Glee "Bash" Review: Once You Are Real
There's something kind of icky about Glee using violence against a gay character to push a straight black character—one who has some complicated-yet-understandable reasons for distancing herself from her straight white boyfriend—into taking her albino boyfriend back, but kudos to Glee for Grown-Ups for at least acknowledging that the problems its characters face in New York are much more multifaceted than the ones they faced in Ohio. The stakes are higher; the wise, trusted teacher isn't there to point them in the right direction, and the right direction isn't as obvious anymore. Still, the fact that a storyline as serious as a gay-bashing was relegated to B or C status in favor of yet another Rachel-is-too-precious-for-this-world plot and ample focus on Mercedes and Sam's messed-up, star-crossed heteromance, especially considering that this episode was blatantly named "Bash" and that Kurt's beating dominated the promo. It was almost a "bury your gays" situation except that Kurt got to live.
Prior to his attack, Kurt attended a candlelight vigil for another friend who had been hurt by total strangers during a startling increase in the number of crimes committed against gay people in New York City—a trend that is actually totally for real happening. I know. WTF. Papa Hummel showed up to voice his own disbelief with regard to the reality of hate crimes being committed in NYC. Kurt was supposed to be safer in the vastly diverse city, the home of Broadway and Stonewall and fashion week. It was supposed to be his escape, his chance to be himself, real and unfettered by bigotry. It's a sentiment held by so many individuals who grow up feeling stifled in small towns full of narrow minds, and Kurt's experience was an extreme mirror of what often happens once those free spirits and other sundry weirdos make it to their sanctuary: It's not perfect. Problems don't just disappear. Even New York City has its share of bigots, hate-mongers, and other flavors of douchebag. It's just a place, and places only mean what we want them to.
That sentiment was also apparent in this week's episode of The Rachel Show, when we saw her once-fanatical devotion to NYADA wither as soon as Carmen Tibideaux failed to properly bow alongside the rest of the little people in Rachel's life. At one time, Rachel wanted nothing more than to attend NYADA. It was the most important goal in her life. It was a stepping stone on the way to greatness—like, a HUGE stepping stone on the way to greatness. She was devastated when she initially didn't get in, but times and circumstances have changed—as has the meaning of NYADA for Rachel. Once she was cast in Funny Girl, NYADA's stature was overshadowed. First it shrank to a small stepping stone, and then barely a stone at all.
Rachel doesn't need NYADA for Funny Girl, and truthfully, she may never need NYADA. Kurt made a good case for the school and a college education, but the current reality of Rachel's situation is that NYADA isn't what she thought it would be, it doesn't fill the need she thought it would fill, and while at one time she would've happily sold he soul to get in, she's now equally as eager to GTFO. Situations change.
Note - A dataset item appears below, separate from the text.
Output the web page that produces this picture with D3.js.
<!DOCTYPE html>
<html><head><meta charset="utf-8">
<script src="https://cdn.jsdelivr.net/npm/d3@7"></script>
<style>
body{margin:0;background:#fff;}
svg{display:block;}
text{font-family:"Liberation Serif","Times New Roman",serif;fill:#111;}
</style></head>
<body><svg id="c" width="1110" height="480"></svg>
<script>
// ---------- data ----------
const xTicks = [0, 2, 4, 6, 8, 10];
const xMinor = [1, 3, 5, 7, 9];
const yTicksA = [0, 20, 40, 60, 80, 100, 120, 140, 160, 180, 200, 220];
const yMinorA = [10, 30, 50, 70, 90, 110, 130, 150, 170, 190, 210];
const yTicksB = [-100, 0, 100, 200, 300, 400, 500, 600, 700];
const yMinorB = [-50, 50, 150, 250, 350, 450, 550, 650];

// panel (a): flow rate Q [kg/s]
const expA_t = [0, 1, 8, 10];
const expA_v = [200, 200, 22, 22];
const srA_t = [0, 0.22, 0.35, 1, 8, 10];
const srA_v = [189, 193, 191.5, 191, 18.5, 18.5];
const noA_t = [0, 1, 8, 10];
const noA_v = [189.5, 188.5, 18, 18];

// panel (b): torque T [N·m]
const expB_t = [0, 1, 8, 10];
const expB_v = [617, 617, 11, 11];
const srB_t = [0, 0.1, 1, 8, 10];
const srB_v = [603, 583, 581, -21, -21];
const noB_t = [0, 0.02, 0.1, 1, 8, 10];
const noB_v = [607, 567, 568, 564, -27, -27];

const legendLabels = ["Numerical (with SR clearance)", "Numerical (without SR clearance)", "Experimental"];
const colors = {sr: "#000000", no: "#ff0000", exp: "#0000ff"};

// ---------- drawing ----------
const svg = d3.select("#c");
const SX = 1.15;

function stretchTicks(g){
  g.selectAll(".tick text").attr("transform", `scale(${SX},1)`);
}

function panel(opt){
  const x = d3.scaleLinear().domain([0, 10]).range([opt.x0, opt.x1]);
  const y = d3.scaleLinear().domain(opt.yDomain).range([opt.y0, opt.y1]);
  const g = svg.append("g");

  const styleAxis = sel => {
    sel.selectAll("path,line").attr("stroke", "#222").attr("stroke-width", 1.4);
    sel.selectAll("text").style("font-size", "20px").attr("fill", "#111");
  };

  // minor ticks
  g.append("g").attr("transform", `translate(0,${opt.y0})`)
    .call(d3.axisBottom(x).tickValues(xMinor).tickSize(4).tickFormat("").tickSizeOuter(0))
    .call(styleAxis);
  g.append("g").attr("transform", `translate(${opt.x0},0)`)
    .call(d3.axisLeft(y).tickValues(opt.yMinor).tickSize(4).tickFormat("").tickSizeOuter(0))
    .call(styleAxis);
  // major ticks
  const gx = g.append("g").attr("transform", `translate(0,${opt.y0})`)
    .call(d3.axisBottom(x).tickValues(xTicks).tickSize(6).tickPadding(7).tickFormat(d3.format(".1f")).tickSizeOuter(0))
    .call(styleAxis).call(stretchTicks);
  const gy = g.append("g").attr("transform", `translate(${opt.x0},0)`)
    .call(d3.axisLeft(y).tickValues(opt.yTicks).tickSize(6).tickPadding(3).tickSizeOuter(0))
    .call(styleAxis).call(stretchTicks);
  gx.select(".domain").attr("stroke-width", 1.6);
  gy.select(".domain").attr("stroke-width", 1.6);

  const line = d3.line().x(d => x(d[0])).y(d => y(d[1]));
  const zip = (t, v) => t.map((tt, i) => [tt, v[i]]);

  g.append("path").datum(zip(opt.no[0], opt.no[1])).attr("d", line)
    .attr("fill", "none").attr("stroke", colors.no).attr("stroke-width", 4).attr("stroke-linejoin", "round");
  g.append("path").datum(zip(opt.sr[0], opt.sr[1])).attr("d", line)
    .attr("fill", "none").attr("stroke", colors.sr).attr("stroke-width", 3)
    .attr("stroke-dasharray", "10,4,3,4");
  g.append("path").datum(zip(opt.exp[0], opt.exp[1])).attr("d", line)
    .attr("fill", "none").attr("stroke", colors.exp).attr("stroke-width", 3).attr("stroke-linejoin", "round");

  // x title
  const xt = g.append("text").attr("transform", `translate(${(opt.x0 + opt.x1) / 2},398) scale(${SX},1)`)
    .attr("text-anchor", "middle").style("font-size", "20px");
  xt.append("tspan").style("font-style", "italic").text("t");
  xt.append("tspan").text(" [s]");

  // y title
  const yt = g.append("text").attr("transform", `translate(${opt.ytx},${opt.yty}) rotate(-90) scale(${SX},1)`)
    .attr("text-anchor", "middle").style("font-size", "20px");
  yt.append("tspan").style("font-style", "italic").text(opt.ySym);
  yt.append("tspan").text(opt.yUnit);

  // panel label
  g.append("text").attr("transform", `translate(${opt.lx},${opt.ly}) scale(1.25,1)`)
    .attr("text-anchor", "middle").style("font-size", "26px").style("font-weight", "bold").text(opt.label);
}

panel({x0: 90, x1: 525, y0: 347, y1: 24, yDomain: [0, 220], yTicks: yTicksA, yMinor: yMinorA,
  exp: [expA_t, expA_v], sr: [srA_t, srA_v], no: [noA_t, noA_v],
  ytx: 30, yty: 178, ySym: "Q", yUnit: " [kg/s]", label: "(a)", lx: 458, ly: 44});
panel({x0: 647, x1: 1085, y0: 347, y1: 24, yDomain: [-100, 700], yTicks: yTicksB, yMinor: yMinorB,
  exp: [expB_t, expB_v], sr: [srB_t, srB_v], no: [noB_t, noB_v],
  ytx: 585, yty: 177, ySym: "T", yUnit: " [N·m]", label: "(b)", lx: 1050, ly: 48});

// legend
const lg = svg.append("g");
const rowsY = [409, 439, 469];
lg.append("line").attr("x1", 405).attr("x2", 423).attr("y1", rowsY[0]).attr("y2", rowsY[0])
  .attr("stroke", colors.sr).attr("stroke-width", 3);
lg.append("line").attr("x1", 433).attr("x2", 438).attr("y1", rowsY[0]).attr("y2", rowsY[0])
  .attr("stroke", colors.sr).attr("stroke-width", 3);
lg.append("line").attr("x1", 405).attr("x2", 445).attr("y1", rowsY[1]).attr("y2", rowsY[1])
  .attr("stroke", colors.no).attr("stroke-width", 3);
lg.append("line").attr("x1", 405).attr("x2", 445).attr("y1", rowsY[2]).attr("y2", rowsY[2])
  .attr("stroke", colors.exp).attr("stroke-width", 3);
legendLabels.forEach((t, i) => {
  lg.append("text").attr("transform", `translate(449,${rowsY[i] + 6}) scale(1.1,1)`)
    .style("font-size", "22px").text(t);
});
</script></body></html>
Which brings us to Mercedes and Sam. In their case, situations changed very quickly, and in the span of one episode, they went from "never dating again" to "broken up for questionable career reasons" to "back together forever." Mercedes thought that her budding musical career would give her limitless freedom to explore her art and her interests and to live life to the fullest degree... only to learn that she may or may not be restrained by a different set of standards. Her back-up singers warned her that dating a white guy sent an odd message to her black fans, that it could alienate many of them. Her professional life conflicted with her personal life, and for now, Mercedes has seemingly opted to tend to the personal side of things, but this is a conflict that will repeat itself time and again, in one form or another, for as long as Mercedes finds herself out in the workforce.
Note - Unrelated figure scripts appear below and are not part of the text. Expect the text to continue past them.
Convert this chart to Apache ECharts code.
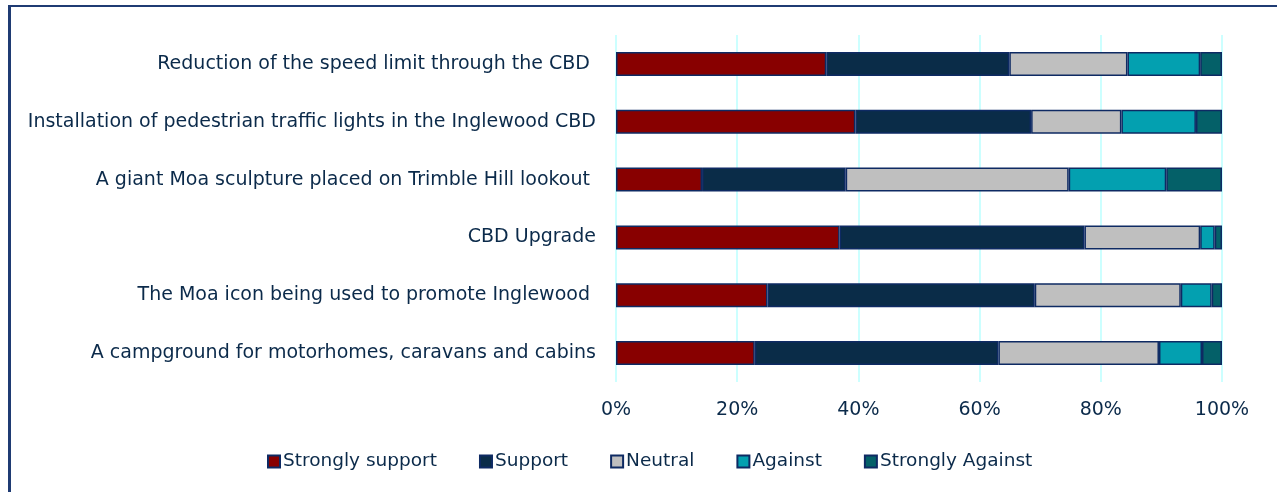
<!DOCTYPE html>
<html>
<head>
<meta charset="utf-8">
<script src="https://cdn.jsdelivr.net/npm/echarts@6/dist/echarts.min.js"></script>
<style>
html,body{margin:0;padding:0;background:#fff;}
#frame{position:absolute;left:8px;top:5px;width:1300px;height:520px;border-left:3px solid #1F3B73;border-top:2px solid #1F3B73;box-sizing:border-box;}
#chart{position:absolute;left:0;top:0;width:1277px;height:492px;}
</style>
</head>
<body>
<div id="frame"></div>
<div id="chart"></div>
<script>
const categories = [
  "Reduction of the speed limit through the CBD ",
  "Installation of pedestrian traffic lights in the Inglewood CBD",
  "A giant Moa sculpture placed on Trimble Hill lookout ",
  "CBD Upgrade",
  "The Moa icon being used to promote Inglewood ",
  "A campground for motorhomes, caravans and cabins"
];
const seriesNames = ["Strongly support", "Support", "Neutral", "Against", "Strongly Against"];
const stronglySupport = [34.7, 39.5, 14.2, 36.9, 25.0, 22.9];
const support         = [30.2, 29.0, 23.7, 40.4, 44.1, 40.2];
const neutral         = [19.5, 14.9, 36.8, 19.1, 24.1, 26.5];
const against         = [12.0, 12.3, 16.1, 2.4, 5.1, 7.1];
const stronglyAgainst = [3.6, 4.3, 9.2, 1.2, 1.7, 3.3];
const xTickValues = [0, 20, 40, 60, 80, 100];

const colors = ["#880000", "#0A2C48", "#BFBFBF", "#03A0B0", "#046068"];
const values = [stronglySupport, support, neutral, against, stronglyAgainst];
const textColor = "#0B2A4A";
const font = "'DejaVu Sans', sans-serif";

const chart = echarts.init(document.getElementById('chart'), null, {renderer: 'canvas'});
chart.setOption({
  animation: false,
  grid: {left: 616, right: 55, top: 35, bottom: 110, containLabel: false},
  xAxis: {
    type: 'value', min: 0, max: 100, interval: 20,
    axisLine: {show: false}, axisTick: {show: false},
    splitLine: {show: true, lineStyle: {color: '#CCFFFF', width: 2}},
    axisLabel: {color: textColor, fontSize: 19, fontFamily: font, margin: 19,
      formatter: v => xTickValues.includes(v) ? v + '%' : ''}
  },
  yAxis: {
    type: 'category', data: categories, inverse: true,
    axisLine: {show: false}, axisTick: {show: false},
    axisLabel: {color: textColor, fontSize: 19, fontFamily: font, margin: 20}
  },
  legend: {
    bottom: 16, left: 262,
    itemWidth: 12, itemHeight: 12, itemGap: 42,
    icon: 'rect',
    textStyle: {color: textColor, fontSize: 18.5, fontFamily: font, padding: [0,0,0,-2]},
    data: seriesNames
  },
  series: seriesNames.map((n, i) => ({
    name: n, type: 'bar', stack: 'total', data: values[i],
    barWidth: 24,
    itemStyle: {color: colors[i], borderColor: '#0E2A63', borderWidth: 1.5}
  }))
});
</script>
</body>
</html>
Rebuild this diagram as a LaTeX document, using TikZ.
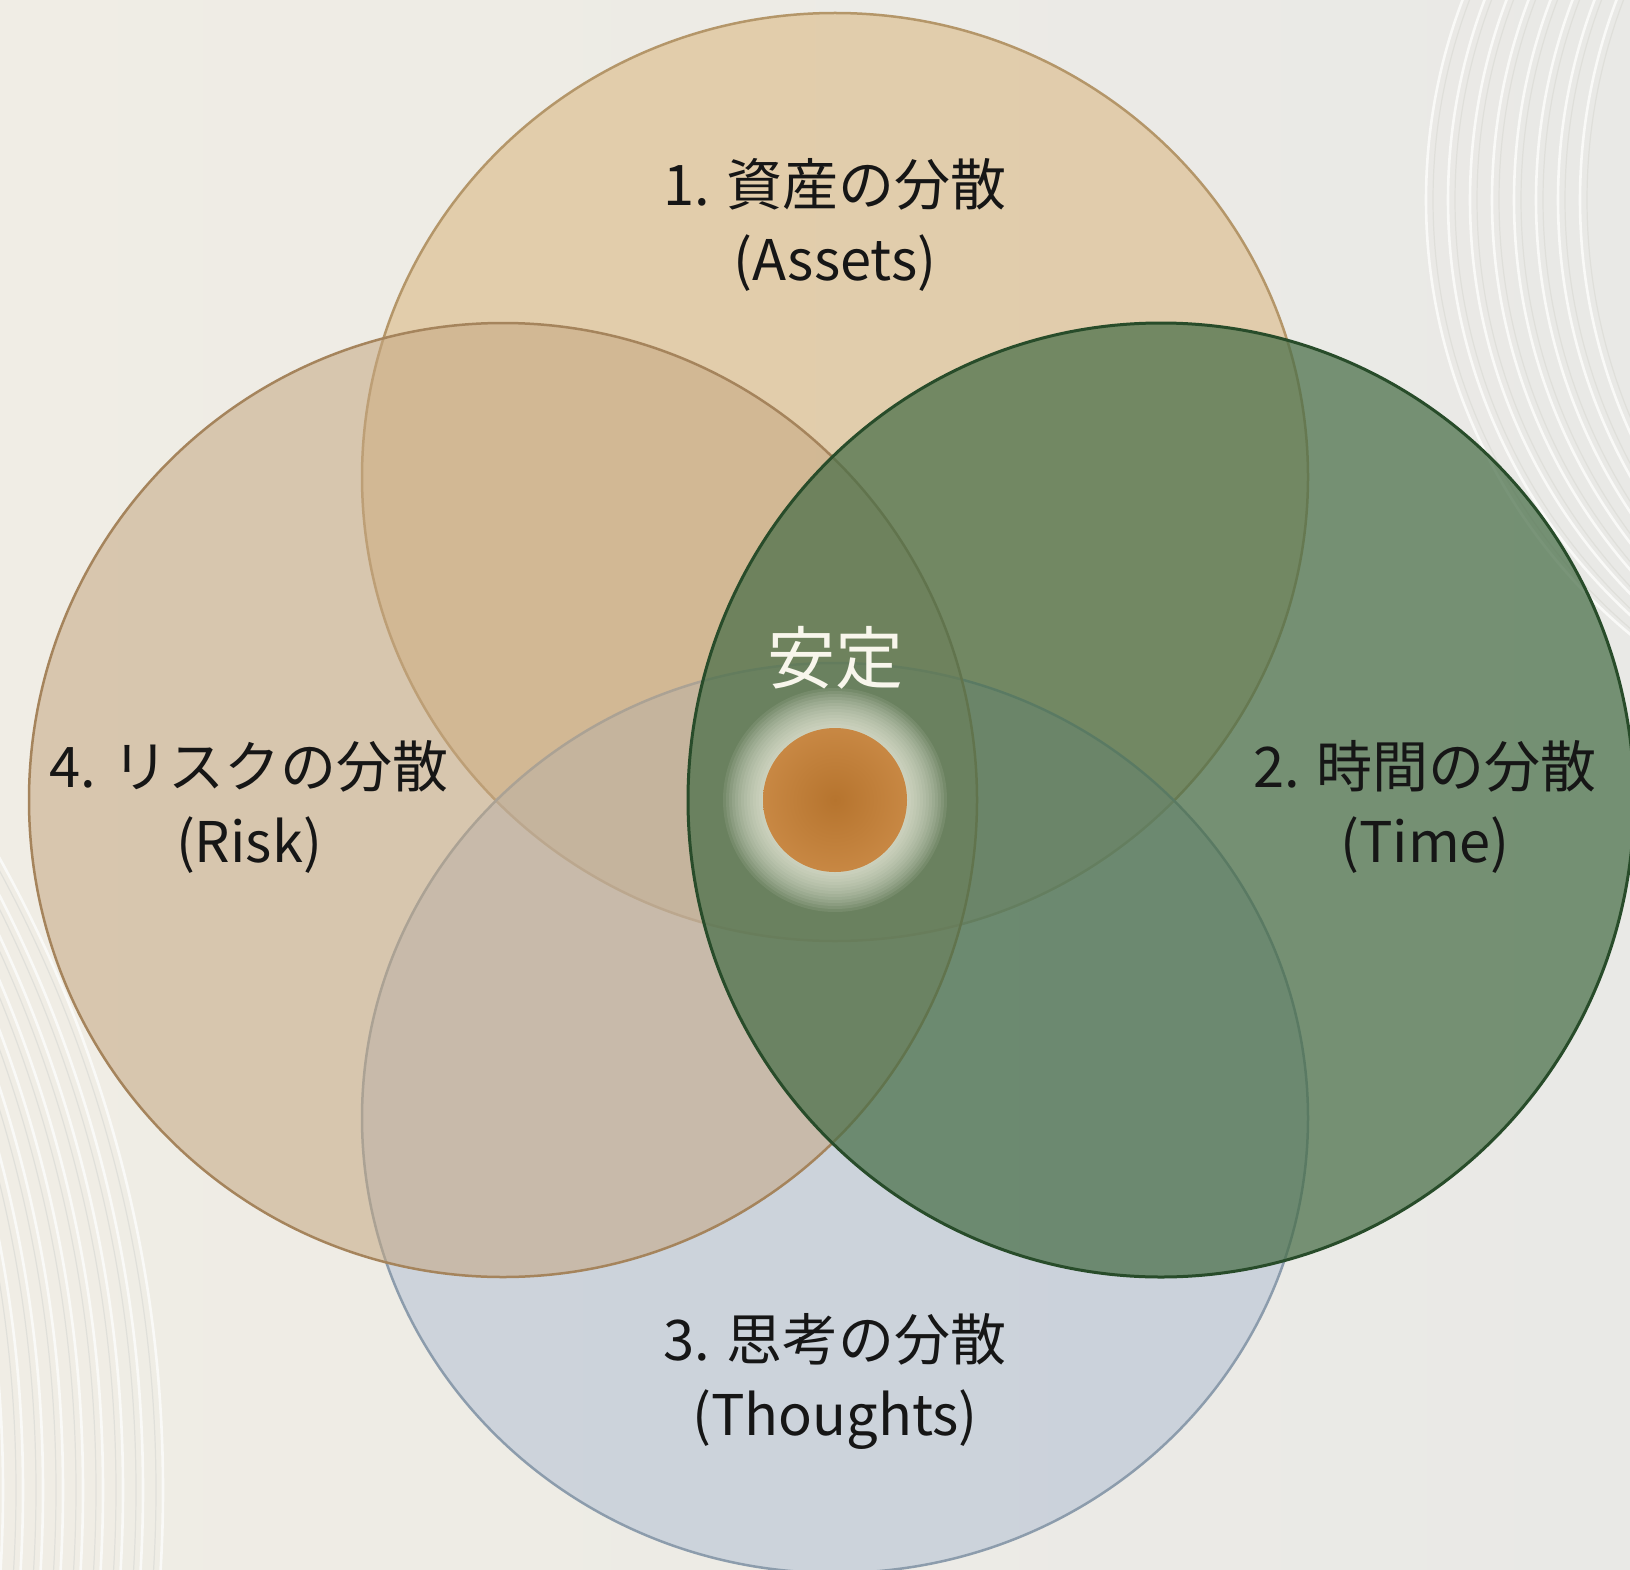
\documentclass[tikz,border=0pt]{standalone}
\usepackage{fontspec}
\newfontfamily\jpfont{Noto Sans CJK JP}
\definecolor{bgL}{RGB}{240,237,229}
\definecolor{bgR}{RGB}{233,233,230}
\definecolor{arcW}{RGB}{251,251,249}
\definecolor{arcG}{RGB}{221,221,216}
\definecolor{topF}{RGB}{217,181,125}
\definecolor{topS}{RGB}{180,150,105}
\definecolor{botF}{RGB}{173,188,210}
\definecolor{botS}{RGB}{140,156,172}
\definecolor{lefF}{RGB}{197,167,130}
\definecolor{lefS}{RGB}{165,132,92}
\definecolor{rigF}{RGB}{72,110,72}
\definecolor{rigS}{RGB}{40,76,42}
\definecolor{orbA}{RGB}{182,116,46}
\definecolor{orbB}{RGB}{202,138,70}
\definecolor{orbC}{RGB}{212,156,94}
\definecolor{glowC}{RGB}{247,245,230}
\definecolor{txtW}{RGB}{248,246,236}
\definecolor{txtK}{RGB}{22,22,22}
\pgfdeclareradialshading{orbshade}{\pgfpointorigin}{color(0bp)=(orbA); color(28bp)=(orbB); color(46bp)=(orbC); color(50bp)=(orbC)}
\begin{document}
\begin{tikzpicture}[x=1pt,y=-1pt,
  lab/.style={font=\jpfont\fontsize{56pt}{60pt}\selectfont, text=txtK, inner sep=0pt, anchor=base},
  calm/.style={font=\jpfont\fontsize{68pt}{72pt}\selectfont, text=txtW, inner sep=0pt, anchor=base},
  arcwhite/.style={draw=arcW, line width=2.6pt, opacity=0.9},
  arcgrey/.style={draw=arcG, line width=1.2pt, opacity=0.8},
  topcirc/.style={fill=topF, fill opacity=0.55, draw=topS, line width=2.5pt},
  botcirc/.style={fill=botF, fill opacity=0.5, draw=botS, line width=2.5pt},
  lefcirc/.style={fill=lefF, fill opacity=0.55, draw=lefS, line width=2.5pt},
  rigcirc/.style={fill=rigF, fill opacity=0.72, draw=rigS, line width=3pt},
  glowring/.style={fill=glowC, fill opacity=0.09}]
\useasboundingbox (0,0) rectangle (1630,1570);
\shade[left color=bgL, right color=bgR] (0,0) rectangle (1630,1570);
% background arcs
\begin{scope}
  \clip (0,0) rectangle (1630,1570);
  \foreach \k in {0,...,7} {
    \draw[arcgrey] ({1990+22*\k+7},200) circle (564pt);
    \draw[arcwhite] ({1990+22*\k},200) circle (564pt);
  }
  \foreach \k in {0,...,8} {
    \draw[arcgrey] ({-1138-20*\k-7},1490) circle (1301pt);
    \draw[arcwhite] ({-1138-20*\k},1490) circle (1301pt);
  }
\end{scope}
% centres
\coordinate (cT) at (835,477);
\coordinate (cB) at (835,1118);
\coordinate (cL) at (503,800);
\coordinate (cR) at (1161,800);
\coordinate (cO) at (835,800);
% circles
\path[topcirc] (cT) ellipse [x radius=473pt, y radius=464pt];
\path[botcirc] (cB) ellipse [x radius=473pt, y radius=455pt];
\path[lefcirc] (cL) ellipse [x radius=474pt, y radius=477pt];
\path[rigcirc] (cR) ellipse [x radius=473pt, y radius=477pt];
% glow and orb
\foreach \r in {112,109,...,72} {
  \fill[glowring] (cO) circle (\r pt);
}
\shade[shading=orbshade] (cO) circle (72pt);
% texts
\node[calm] (stab) at (835,683) {安定};
\node[lab] (l1a) at (835,206) {1. 資産の分散};
\node[lab] (l1b) at (835,281) {(Assets)};
\node[lab] (l2a) at (1425,787) {2. 時間の分散};
\node[lab] (l2b) at (1425,862) {(Time)};
\node[lab] (l3a) at (835,1360) {3. 思考の分散};
\node[lab] (l3b) at (835,1435) {(Thoughts)};
\node[lab] (l4a) at (249,787) {4. リスクの分散};
\node[lab] (l4b) at (249,862) {(Risk)};
\end{tikzpicture}
\end{document}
There was a lot of chatter from a lot of people in "Bash" about the kids from Lima, Ohio becoming real adults now, with real adult problems and real adult responses to those problems. In earlier episodes, I would've accused Glee of trying too hard to push the point, because Glee always tries too hard at not trying too hard and that's half the problem with Glee. "Bash" was a surprisingly mediocre episode after a string of refreshingly good ones, falling into some of Glee's old exploitative-ish patterns of relegating actual big storylines to the back burner for the sake of RACHEL OMG RACHEL SO PERF, but the fact is, the shift to New York has ushered in a growth spurt for the former perpetual high-schoolers, and a healthy dose of harsh reality for a series that routinely rejects it because reasons. And you know what they say about reality: "Once you are Real, you can't be ugly, except to people who don't understand."
– Playlist ranking blah blah: Everything Amber Riley sang was perfection.
– Sam: "It's really hard for a straight white man these days." Blaine: "We should probably change the subject."
– Rachel called Tibideaux a failure. Classy.
– "Whoever wrote this fan-fiction really sucks." "Actually, George Lucas wrote this one." Admit it, you peed a little.
– Countdown to Funny Girl never opening for some reason, forcing Rachel to go back to NYADA and grovel for her place in class?